Task requirements:
Give every line back verbatim, dropping all images.
** start of Supplied data **
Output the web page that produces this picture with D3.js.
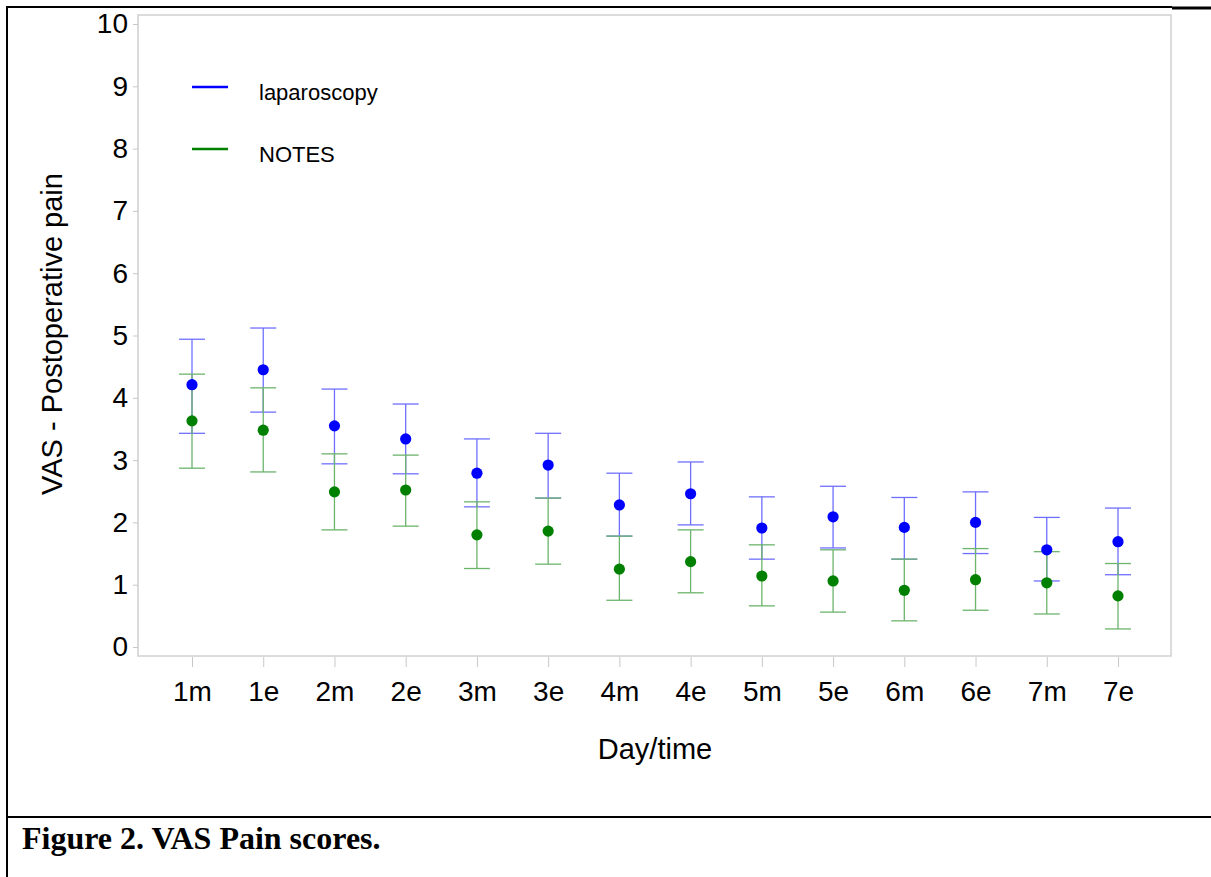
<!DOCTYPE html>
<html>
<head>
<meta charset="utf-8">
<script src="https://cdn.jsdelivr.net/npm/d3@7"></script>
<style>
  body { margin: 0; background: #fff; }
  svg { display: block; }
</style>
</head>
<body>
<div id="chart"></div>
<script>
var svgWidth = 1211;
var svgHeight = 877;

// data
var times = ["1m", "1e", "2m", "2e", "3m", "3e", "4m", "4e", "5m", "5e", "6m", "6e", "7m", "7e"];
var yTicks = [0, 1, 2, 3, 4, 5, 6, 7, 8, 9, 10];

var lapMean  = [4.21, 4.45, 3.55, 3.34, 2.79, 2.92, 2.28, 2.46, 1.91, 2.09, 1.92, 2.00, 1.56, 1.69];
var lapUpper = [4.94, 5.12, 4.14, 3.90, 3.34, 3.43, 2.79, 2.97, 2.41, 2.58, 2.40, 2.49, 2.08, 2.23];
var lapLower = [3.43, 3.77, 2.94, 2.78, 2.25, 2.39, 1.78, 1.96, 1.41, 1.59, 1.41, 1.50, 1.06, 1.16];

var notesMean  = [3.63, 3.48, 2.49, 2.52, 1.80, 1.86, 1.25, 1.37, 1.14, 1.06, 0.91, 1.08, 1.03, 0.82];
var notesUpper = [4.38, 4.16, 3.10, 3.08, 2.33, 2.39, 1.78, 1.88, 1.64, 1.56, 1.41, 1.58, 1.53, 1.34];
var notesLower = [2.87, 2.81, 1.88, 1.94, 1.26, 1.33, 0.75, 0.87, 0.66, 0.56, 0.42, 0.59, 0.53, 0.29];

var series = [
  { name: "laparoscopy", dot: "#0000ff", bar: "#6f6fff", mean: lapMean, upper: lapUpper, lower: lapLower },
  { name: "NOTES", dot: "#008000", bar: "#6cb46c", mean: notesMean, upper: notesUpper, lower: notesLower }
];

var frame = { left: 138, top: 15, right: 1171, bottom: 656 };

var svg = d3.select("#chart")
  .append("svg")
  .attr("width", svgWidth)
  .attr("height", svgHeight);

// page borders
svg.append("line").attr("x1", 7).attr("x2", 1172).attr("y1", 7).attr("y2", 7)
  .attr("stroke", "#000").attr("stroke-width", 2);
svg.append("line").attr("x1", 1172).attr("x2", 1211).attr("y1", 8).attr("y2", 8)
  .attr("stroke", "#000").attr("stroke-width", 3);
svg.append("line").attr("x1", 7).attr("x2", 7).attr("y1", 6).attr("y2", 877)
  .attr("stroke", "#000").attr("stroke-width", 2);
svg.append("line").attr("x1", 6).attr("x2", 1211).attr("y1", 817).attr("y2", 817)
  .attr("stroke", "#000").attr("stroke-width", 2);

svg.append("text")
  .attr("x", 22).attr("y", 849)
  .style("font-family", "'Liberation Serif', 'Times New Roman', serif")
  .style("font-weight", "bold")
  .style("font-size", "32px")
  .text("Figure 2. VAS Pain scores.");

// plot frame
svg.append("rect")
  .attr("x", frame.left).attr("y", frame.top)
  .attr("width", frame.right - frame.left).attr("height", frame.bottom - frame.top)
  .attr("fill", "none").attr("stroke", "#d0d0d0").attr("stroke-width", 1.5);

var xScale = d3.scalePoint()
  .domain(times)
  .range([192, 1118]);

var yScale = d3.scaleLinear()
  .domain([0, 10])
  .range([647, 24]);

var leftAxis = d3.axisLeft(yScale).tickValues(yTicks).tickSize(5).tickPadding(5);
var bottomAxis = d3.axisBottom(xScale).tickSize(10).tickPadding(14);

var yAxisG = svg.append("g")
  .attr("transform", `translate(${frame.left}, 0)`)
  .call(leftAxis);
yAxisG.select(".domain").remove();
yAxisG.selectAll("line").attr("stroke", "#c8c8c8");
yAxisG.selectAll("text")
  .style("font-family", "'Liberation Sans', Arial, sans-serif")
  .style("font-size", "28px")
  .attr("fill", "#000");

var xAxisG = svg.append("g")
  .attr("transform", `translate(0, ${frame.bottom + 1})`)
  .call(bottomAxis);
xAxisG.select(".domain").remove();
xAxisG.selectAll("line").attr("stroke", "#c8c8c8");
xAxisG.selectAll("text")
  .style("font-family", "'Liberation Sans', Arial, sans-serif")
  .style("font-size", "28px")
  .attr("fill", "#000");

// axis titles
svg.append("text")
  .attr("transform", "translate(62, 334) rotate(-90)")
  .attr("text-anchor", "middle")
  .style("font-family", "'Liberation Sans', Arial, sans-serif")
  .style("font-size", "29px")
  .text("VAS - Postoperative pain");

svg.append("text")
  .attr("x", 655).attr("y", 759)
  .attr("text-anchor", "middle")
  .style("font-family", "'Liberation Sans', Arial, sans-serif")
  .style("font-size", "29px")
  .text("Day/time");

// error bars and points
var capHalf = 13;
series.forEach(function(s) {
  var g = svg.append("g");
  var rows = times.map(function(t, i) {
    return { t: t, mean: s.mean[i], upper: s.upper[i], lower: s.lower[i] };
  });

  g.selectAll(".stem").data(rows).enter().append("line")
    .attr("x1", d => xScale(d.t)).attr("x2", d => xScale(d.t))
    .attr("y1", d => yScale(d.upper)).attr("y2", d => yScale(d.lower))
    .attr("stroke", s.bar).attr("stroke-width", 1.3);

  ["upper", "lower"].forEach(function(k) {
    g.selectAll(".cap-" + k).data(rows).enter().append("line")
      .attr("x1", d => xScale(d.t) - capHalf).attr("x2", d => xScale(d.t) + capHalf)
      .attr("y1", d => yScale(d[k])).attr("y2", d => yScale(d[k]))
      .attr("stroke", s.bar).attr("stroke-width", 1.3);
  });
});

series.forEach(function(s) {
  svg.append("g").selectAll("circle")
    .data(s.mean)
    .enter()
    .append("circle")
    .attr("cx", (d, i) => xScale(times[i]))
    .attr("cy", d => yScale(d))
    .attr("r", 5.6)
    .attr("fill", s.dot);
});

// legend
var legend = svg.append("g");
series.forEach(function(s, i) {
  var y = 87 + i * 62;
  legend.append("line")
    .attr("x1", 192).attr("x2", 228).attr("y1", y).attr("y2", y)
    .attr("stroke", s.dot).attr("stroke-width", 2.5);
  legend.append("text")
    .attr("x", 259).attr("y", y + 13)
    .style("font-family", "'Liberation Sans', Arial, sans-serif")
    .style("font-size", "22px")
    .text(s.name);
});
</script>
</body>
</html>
** end of Supplied data **
Full output:
Output the web page that produces this picture with D3.js.
<!DOCTYPE html>
<html>
<head>
<meta charset="utf-8">
<script src="https://cdn.jsdelivr.net/npm/d3@7"></script>
<style>
  body { margin: 0; background: #fff; }
  svg { display: block; }
</style>
</head>
<body>
<div id="chart"></div>
<script>
var svgWidth = 1211;
var svgHeight = 877;

// data
var times = ["1m", "1e", "2m", "2e", "3m", "3e", "4m", "4e", "5m", "5e", "6m", "6e", "7m", "7e"];
var yTicks = [0, 1, 2, 3, 4, 5, 6, 7, 8, 9, 10];

var lapMean  = [4.21, 4.45, 3.55, 3.34, 2.79, 2.92, 2.28, 2.46, 1.91, 2.09, 1.92, 2.00, 1.56, 1.69];
var lapUpper = [4.94, 5.12, 4.14, 3.90, 3.34, 3.43, 2.79, 2.97, 2.41, 2.58, 2.40, 2.49, 2.08, 2.23];
var lapLower = [3.43, 3.77, 2.94, 2.78, 2.25, 2.39, 1.78, 1.96, 1.41, 1.59, 1.41, 1.50, 1.06, 1.16];

var notesMean  = [3.63, 3.48, 2.49, 2.52, 1.80, 1.86, 1.25, 1.37, 1.14, 1.06, 0.91, 1.08, 1.03, 0.82];
var notesUpper = [4.38, 4.16, 3.10, 3.08, 2.33, 2.39, 1.78, 1.88, 1.64, 1.56, 1.41, 1.58, 1.53, 1.34];
var notesLower = [2.87, 2.81, 1.88, 1.94, 1.26, 1.33, 0.75, 0.87, 0.66, 0.56, 0.42, 0.59, 0.53, 0.29];

var series = [
  { name: "laparoscopy", dot: "#0000ff", bar: "#6f6fff", mean: lapMean, upper: lapUpper, lower: lapLower },
  { name: "NOTES", dot: "#008000", bar: "#6cb46c", mean: notesMean, upper: notesUpper, lower: notesLower }
];

var frame = { left: 138, top: 15, right: 1171, bottom: 656 };

var svg = d3.select("#chart")
  .append("svg")
  .attr("width", svgWidth)
  .attr("height", svgHeight);

// page borders
svg.append("line").attr("x1", 7).attr("x2", 1172).attr("y1", 7).attr("y2", 7)
  .attr("stroke", "#000").attr("stroke-width", 2);
svg.append("line").attr("x1", 1172).attr("x2", 1211).attr("y1", 8).attr("y2", 8)
  .attr("stroke", "#000").attr("stroke-width", 3);
svg.append("line").attr("x1", 7).attr("x2", 7).attr("y1", 6).attr("y2", 877)
  .attr("stroke", "#000").attr("stroke-width", 2);
svg.append("line").attr("x1", 6).attr("x2", 1211).attr("y1", 817).attr("y2", 817)
  .attr("stroke", "#000").attr("stroke-width", 2);

svg.append("text")
  .attr("x", 22).attr("y", 849)
  .style("font-family", "'Liberation Serif', 'Times New Roman', serif")
  .style("font-weight", "bold")
  .style("font-size", "32px")
  .text("Figure 2. VAS Pain scores.");

// plot frame
svg.append("rect")
  .attr("x", frame.left).attr("y", frame.top)
  .attr("width", frame.right - frame.left).attr("height", frame.bottom - frame.top)
  .attr("fill", "none").attr("stroke", "#d0d0d0").attr("stroke-width", 1.5);

var xScale = d3.scalePoint()
  .domain(times)
  .range([192, 1118]);

var yScale = d3.scaleLinear()
  .domain([0, 10])
  .range([647, 24]);

var leftAxis = d3.axisLeft(yScale).tickValues(yTicks).tickSize(5).tickPadding(5);
var bottomAxis = d3.axisBottom(xScale).tickSize(10).tickPadding(14);

var yAxisG = svg.append("g")
  .attr("transform", `translate(${frame.left}, 0)`)
  .call(leftAxis);
yAxisG.select(".domain").remove();
yAxisG.selectAll("line").attr("stroke", "#c8c8c8");
yAxisG.selectAll("text")
  .style("font-family", "'Liberation Sans', Arial, sans-serif")
  .style("font-size", "28px")
  .attr("fill", "#000");

var xAxisG = svg.append("g")
  .attr("transform", `translate(0, ${frame.bottom + 1})`)
  .call(bottomAxis);
xAxisG.select(".domain").remove();
xAxisG.selectAll("line").attr("stroke", "#c8c8c8");
xAxisG.selectAll("text")
  .style("font-family", "'Liberation Sans', Arial, sans-serif")
  .style("font-size", "28px")
  .attr("fill", "#000");

// axis titles
svg.append("text")
  .attr("transform", "translate(62, 334) rotate(-90)")
  .attr("text-anchor", "middle")
  .style("font-family", "'Liberation Sans', Arial, sans-serif")
  .style("font-size", "29px")
  .text("VAS - Postoperative pain");

svg.append("text")
  .attr("x", 655).attr("y", 759)
  .attr("text-anchor", "middle")
  .style("font-family", "'Liberation Sans', Arial, sans-serif")
  .style("font-size", "29px")
  .text("Day/time");

// error bars and points
var capHalf = 13;
series.forEach(function(s) {
  var g = svg.append("g");
  var rows = times.map(function(t, i) {
    return { t: t, mean: s.mean[i], upper: s.upper[i], lower: s.lower[i] };
  });

  g.selectAll(".stem").data(rows).enter().append("line")
    .attr("x1", d => xScale(d.t)).attr("x2", d => xScale(d.t))
    .attr("y1", d => yScale(d.upper)).attr("y2", d => yScale(d.lower))
    .attr("stroke", s.bar).attr("stroke-width", 1.3);

  ["upper", "lower"].forEach(function(k) {
    g.selectAll(".cap-" + k).data(rows).enter().append("line")
      .attr("x1", d => xScale(d.t) - capHalf).attr("x2", d => xScale(d.t) + capHalf)
      .attr("y1", d => yScale(d[k])).attr("y2", d => yScale(d[k]))
      .attr("stroke", s.bar).attr("stroke-width", 1.3);
  });
});

series.forEach(function(s) {
  svg.append("g").selectAll("circle")
    .data(s.mean)
    .enter()
    .append("circle")
    .attr("cx", (d, i) => xScale(times[i]))
    .attr("cy", d => yScale(d))
    .attr("r", 5.6)
    .attr("fill", s.dot);
});

// legend
var legend = svg.append("g");
series.forEach(function(s, i) {
  var y = 87 + i * 62;
  legend.append("line")
    .attr("x1", 192).attr("x2", 228).attr("y1", y).attr("y2", y)
    .attr("stroke", s.dot).attr("stroke-width", 2.5);
  legend.append("text")
    .attr("x", 259).attr("y", y + 13)
    .style("font-family", "'Liberation Sans', Arial, sans-serif")
    .style("font-size", "22px")
    .text(s.name);
});
</script>
</body>
</html>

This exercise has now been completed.